17 April 2013 – 1:36 pm – Senior BJP leader Venkaiah Naidu condemned the incident and hoped that the center and the government of Karnataka probed the incident in proper coordination. He said they would wait for the outcome of the probe.

17 April 2013 – 1:15 pm – Reports confirmed that IED was used to trigger the Malleshwaram blast in Bangalore on Wednesday morning. 1:10 pm – R Ashoka, Karnataka deputy chief minister and home minister said the BJP will not be deterred by such cowardly acts. He said it was clearly an act of terror.

17 April 2013 – 1:05 pm – A female victim admitted in the hospital said she fell down after hearing a massive explosion and seeing fire. "I don't remember anything after that," she said. Meanwhile, officials said none of the vehicles that were present at that Bangalore blast site had a LPG kit. Karnataka Police DGP Lalrokhuma Pachau said the motorcycle and a van were damaged the most in the blast.

17 April 2013 – 12:44 pm – Home Secretary RPN Singh appealed for peace and calm. Police said the nature of the injuries in the blast were not very serious and the injured were undergoing treatment at KC Hospital. Singh said the Karnataka Police will be given all possible help in probing the incident.

17 April 2013 – 12:33 pm – Police were suspecting whether the blast targeted at the BJP office. The entire area has been cordoned off. The toll of injured touches 16.

17 April 2013 – 12:23 pm – The injured in the blast included a CRPF jawan and an 18-year-old PU student who was on her way to the tutorial. They were being treated at KC Hospital in Malleshwaram. Two teenage girls were among the injured.

17 April 2013 – 12:13 pm – An NIA team was rushed to the blast spot. Although initially it was said that the NIA's assistance would not be required to probe the case. A forensic team had also reached the spot to probe the incident. The bomb squad was also expected to arrive at the spot.

17 April 2013 – 12:09 pm – BJP spokesperson Ashwatnarayana said they had come out in the street after hearing a huge blast. "We had first thought it to be a transformer blast," he said. "Thanks to good old trees on Bevinamarada Raste the damage is minimal," the BJP man told OneIndia News. If the blast near BJP's office in Banglore is a terror attack, it will certainly help the BJP politically on the eve of election.

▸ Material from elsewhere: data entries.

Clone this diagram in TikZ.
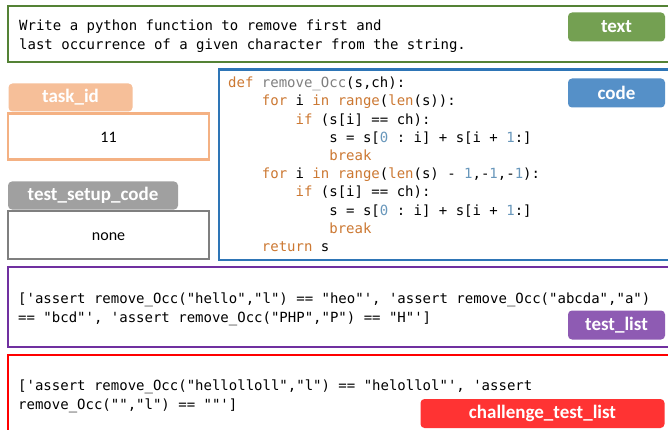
\documentclass[tikz,border=0pt]{standalone}
\usepackage{fontspec}
\setmainfont{Carlito}
\setmonofont{DejaVu Sans Mono}
\definecolor{txtgreen}{HTML}{548235}
\definecolor{txttag}{HTML}{74A052}
\definecolor{codeblue}{HTML}{2E75B6}
\definecolor{codetag}{HTML}{5590C8}
\definecolor{idorange}{HTML}{F4B183}
\definecolor{idtag}{HTML}{F6BF99}
\definecolor{setupgrey}{HTML}{7F7F7F}
\definecolor{setuptag}{HTML}{A0A0A0}
\definecolor{listpurple}{HTML}{7030A0}
\definecolor{listtag}{HTML}{8E5BB3}
\definecolor{chalred}{HTML}{FF0000}
\definecolor{chaltag}{HTML}{FF3333}
\definecolor{kwcol}{HTML}{CC7832}
\definecolor{fncol}{HTML}{7F7F7F}
\definecolor{numcol}{HTML}{6897BB}
\newcommand{\kw}[1]{\textcolor{kwcol}{#1}}
\newcommand{\fn}[1]{\textcolor{fncol}{#1}}
\newcommand{\nm}[1]{\textcolor{numcol}{#1}}
\newcommand{\tab}{\phantom{xxxx}}
\tikzset{
  field/.style={draw=#1, line width=2.2pt, anchor=north west, inner sep=0pt},
  tag/.style={fill=#1, rounded corners=4pt, text=white, inner sep=0pt,
    font=\fontsize{19}{22}\selectfont\bfseries},
  value/.style={font=\fontsize{16}{19}\selectfont},
  plain/.style={anchor=north west, inner sep=0pt, align=left,
    font=\ttfamily\fontsize{14}{19}\selectfont},
  listing/.style={plain, font=\ttfamily\fontsize{14}{18.2}\selectfont}
}
\begin{document}
\begin{tikzpicture}[x=1pt, y=-1pt]
  \clip (0,0) rectangle (668,430);
  \fill[white] (0,0) rectangle (668,430);
  % text
  \node[field=txtgreen, minimum width=700pt, minimum height=56pt] (textbox) at (7,5) {};
  \node[plain] (textbody) at (19,16.8)
    {\strut Write a python function to remove first and\\
     last occurrence of a given character from the string.};
  \node[tag=txttag, minimum width=97pt, minimum height=29pt] (texttag) at (616.5,27) {text};
  % code
  \node[field=codeblue, minimum width=480pt, minimum height=190pt] (codebox) at (218,68.5) {};
  \node[listing] (codebody) at (228,74.8)
    {\strut\kw{def} \fn{remove\_Occ}(s,ch):\\
     \tab\kw{for} i \kw{in} \kw{range}(\kw{len}(s)):\\
     \tab\tab\kw{if} (s[i] == ch):\\
     \tab\tab\tab s = s[\nm{0} : i] + s[i + \nm{1}:]\\
     \tab\tab\tab\kw{break}\\
     \tab\kw{for} i \kw{in} \kw{range}(\kw{len}(s) - \nm{1},-\nm{1},-\nm{1}):\\
     \tab\tab\kw{if} (s[i] == ch):\\
     \tab\tab\tab s = s[\nm{0} : i] + s[i + \nm{1}:]\\
     \tab\tab\tab\kw{break}\\
     \tab\kw{return} s};
  \node[tag=codetag, minimum width=97pt, minimum height=29pt] (codetag) at (616.5,93) {code};
  % task_id
  \node[tag=idtag, minimum width=124pt, minimum height=28pt] (idtag) at (70.5,97.5) {task\_id};
  \node[field=idorange, minimum width=201pt, minimum height=46pt] (idbox) at (7,112.5) {};
  \node[value] (idvalue) at ([yshift=-1pt]idbox.center) {11};
  % test_setup_code
  \node[tag=setuptag, minimum width=170pt, minimum height=28pt] (setuptag) at (93,195.5) {test\_setup\_code};
  \node[field=setupgrey, minimum width=201pt, minimum height=48pt] (setupbox) at (7,210) {};
  \node[value] (setupvalue) at ([yshift=-1.5pt]setupbox.center) {none};
  % test_list
  \node[field=listpurple, minimum width=700pt, minimum height=80pt] (listbox) at (7,265.5) {};
  \node[plain] (listbody) at (18,290.4)
    {\strut['assert remove\_Occ("hello","l") == "heo"', 'assert remove\_Occ("abcda","a")\\
     == "bcd"', 'assert remove\_Occ("PHP","P") == "H"']};
  \node[tag=listtag, minimum width=97pt, minimum height=29pt] (listtag) at (616.5,325) {test\_list};
  % challenge_test_list
  \node[field=chalred, minimum width=700pt, minimum height=120pt] (chalbox) at (7,353.5) {};
  \node[plain] (chalbody) at (18,377.4)
    {\strut['assert remove\_Occ("hellolloll","l") == "helollol"', 'assert\\
     remove\_Occ("","l") == ""']};
  \node[tag=chaltag, minimum width=244pt, minimum height=29pt] (chaltag) at (542.5,413.5) {challenge\_test\_list};
\end{tikzpicture}
\end{document}
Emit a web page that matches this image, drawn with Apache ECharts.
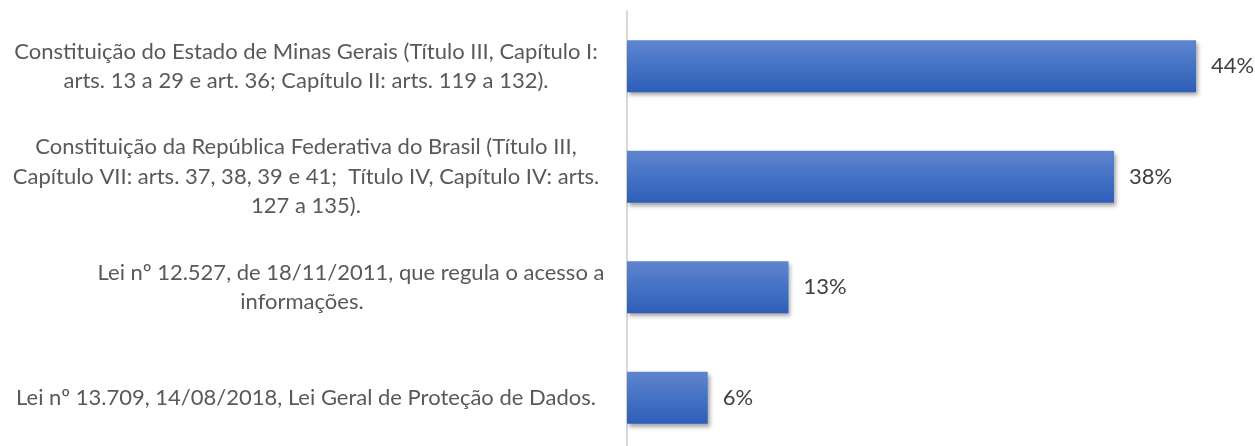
<!DOCTYPE html>
<html>
<head>
<meta charset="utf-8">
<script src="https://cdn.jsdelivr.net/npm/echarts@6/dist/echarts.min.js"></script>
<style>
  html, body { margin: 0; padding: 0; background: #fff; overflow: hidden; }
  /* the axis runs past the bottom of the picture, so the chart is a bit taller than the window */
  #main { width: 1255px; height: 453px; }
</style>
</head>
<body>
<div id="main"></div>
<script>
var categories = [
    'Constituição do Estado de Minas Gerais (Título III, Capítulo I:\narts. 13 a 29 e art. 36; Capítulo II: arts. 119 a 132).',
    'Constituição da República Federativa do Brasil (Título III,\nCapítulo VII: arts. 37, 38, 39 e 41;  Título IV, Capítulo IV: arts.\n127 a 135).',
    'Lei nº 12.527, de 18/11/2011, que regula o acesso a\ninformações.',
    'Lei nº 13.709, 14/08/2018, Lei Geral de Proteção de Dados.'
];
var values = [44.4, 38.0, 12.6, 6.3];

var chart = echarts.init(document.getElementById('main'));

// the third label sits a bit off-centre in the original, nudge it with padding
function labelText(value, index) {
    if (index === 2) {
        var lines = value.split('\n');
        return '{l1|' + lines[0] + '}\n{l2|' + lines[1] + '}';
    }
    return value;
}

var option = {
    backgroundColor: '#ffffff',
    animation: false,
    grid: { left: 627, right: 0, top: 11, bottom: 0, containLabel: false },
    xAxis: {
        type: 'value',
        min: 0,
        max: 49,
        show: false,
        splitLine: { show: false }
    },
    yAxis: {
        type: 'category',
        inverse: true,
        data: categories,
        axisLine: { show: true, lineStyle: { color: '#d9d9d9', width: 2 } },
        axisTick: { show: false },
        axisLabel: {
            margin: 321,
            align: 'center',
            color: '#595959',
            fontFamily: 'Lato',
            fontSize: 22,
            lineHeight: 29.5,
            formatter: labelText,
            rich: {
                l1: { color: '#595959', fontFamily: 'Lato', fontSize: 22, lineHeight: 29.5, padding: [0, 0, 0, 90] },
                l2: { color: '#595959', fontFamily: 'Lato', fontSize: 22, lineHeight: 29.5, padding: [0, 8, 0, 0] }
            }
        }
    },
    series: [
        {
            type: 'bar',
            data: values,
            barWidth: 52,
            itemStyle: {
                color: new echarts.graphic.LinearGradient(0, 0, 0, 1, [
                    { offset: 0, color: '#6085cf' },
                    { offset: 0.5, color: '#4472c4' },
                    { offset: 1, color: '#2e5eb8' }
                ]),
                shadowColor: 'rgba(0,0,0,0.35)',
                shadowBlur: 4,
                shadowOffsetX: 2,
                shadowOffsetY: 3
            },
            label: {
                show: true,
                position: 'right',
                distance: 15,
                color: '#404040',
                fontFamily: 'Lato',
                fontSize: 22,
                formatter: function (p) {
                    return Math.round(p.value) + '%';
                }
            }
        }
    ]
};

chart.setOption(option);
</script>
</body>
</html>
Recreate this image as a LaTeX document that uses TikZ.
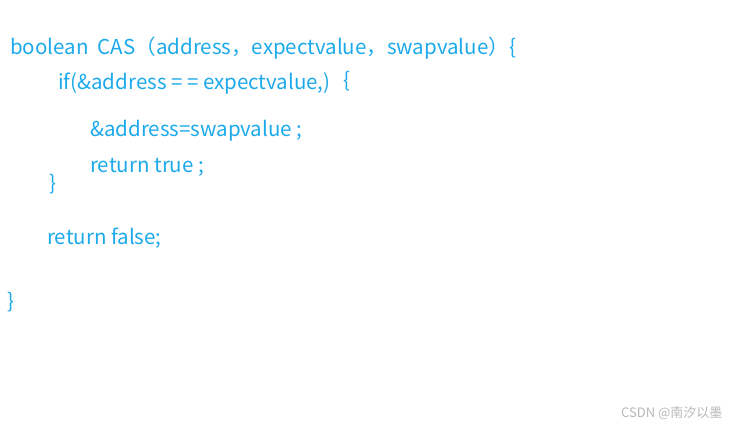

BJP leader Balbir Punj had said earlier that he hoped that it was not a terror attack.

17 April 2013 – 11:45 am – Commissioner of Police Raghavendra Auradkar said the explosion was caused by a motorcycle bomb. The police said the explosives were placed on the motorcycle. The police, however, said there was no need to seek NIA help in the probe at the moment.

17 April 2013 – 11:30 am – Karnataka Chief Minister Jagadish Shettar said it was too early to make any statement on whether it was a terror attack. He said the officials were investigating it thoroughly.

== Investigation ==
According to police chief of Karnataka, Lalrokhuma Pachau, the material that was used for explosion was ammonium nitrate which is easily available in the market and frequently used by terrorist groups The motorbike used for the purpose was reported to have been stolen from Hyderabad while the number plate bearing Tamil Nadu registration number TN22R3769 was also recovered from the spot.

A team from the National Investigation Agency has arrived from Delhi to investigate into the matter. A team of the National Security Guard has also left for Bangalore to aid the police. No group has claimed responsibility for the bombings.

On Friday, 21 April 2023, a special court in Bengaluru convicted two Tamil Nadu-based men, part of terror organisation, Al-Umma, for their role in an explosion outside a BJP office in the city in 2013.

==Victims==
16 people, 8 policemen and 8 civilians, are reported to have been injured in the blast. All the victims were rushed to KC General Hospital. None of the victim suffered life-threatening injuries.